The key intuition is to observe that a 32-bits floating-point number can exactly represent integer in the range [-2^24, 2^24].
There are then two possible ways to propagate constraints over such domains.
As in CLP(BNR) and ECLiPSe, one can apply standard floating-point propagators and then round the result back to an integer domain.
However, this may produce weaker propagation.
For example, [1,1] * [0,1] yields [0,+oo] with a continuous propagator, whereas an integer propagator would infer the tighter domain [0,1].
This suggests an interesting research direction: using integer propagators over floating-point domains. That could lead to a novel contribution. Additional speedups may also be possible by using lower-precision floating-point formats whenever the domains fit safely within the available representation.
Towards Efficient Search Strategy
So far, we have compared Turbo against Choco and OR-Tools using a fixed search strategy–the one specified the MiniZinc model. In practice, however, adaptive search strategy such as wdom/deg, FRBA or pick/dom are often much more effective.
As highlighted in this paper, there are three main ingredients behind the success of modern CP solvers:
- adaptative search strategy;
- solution-based phase saving;
- restarts.
The ACE solver has recently shown strong performances in the XCSP3 competition, including against hybrid SAT+CP solvers based on lazy clause generation.
At the moment, it remains unclear how to parallelize the learning component of SAT solvers effectively on GPUs, so this is not a direction we plan to pursue yet. By contrast, the three components listed above appear much more amenable to efficient GPU implementation.
This extension could become a major milestone for Turbo: it should allow the solver to handle a broader class of problems, and begin competing more seriously in the open category of constraint solving competitions.
Fixpoint Computation Improvement
Turbo’s current fixpoint loop is deliberately simple.
Each warp iterates over all constraints, synchronizes with the others, and, if anything changed, starts another pass.
This mode is exposed as -fp ac1.
A small improvement is available with -fp wac1, where each warp computes a local fixpoint over groups of 32 constraints before synchronizing globally.

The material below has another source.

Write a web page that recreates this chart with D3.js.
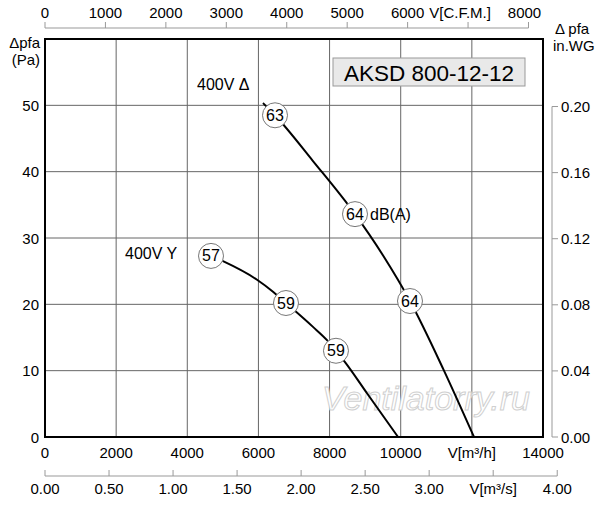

We are currently exploring two orthogonal optimization directions:
- converging faster, by reducing the number of fixpoint iterations;
- reducing memory transactions, by improving memory access patterns.
The first direction is primarily algorithmic: it aims to statically schedule constraints in a way that accelerates convergence to the fixpoint.
The second direction is more hardware-oriented: it aims to improve memory coalescing and reduce memory traffic by reordering variables and constraints appropriately.
From preliminary experiments, we expect each of these optimizations to provide a speedup of at least 2x. It is still unclear, however, how strongly they interact, and whether their gains will combine cleanly in practice.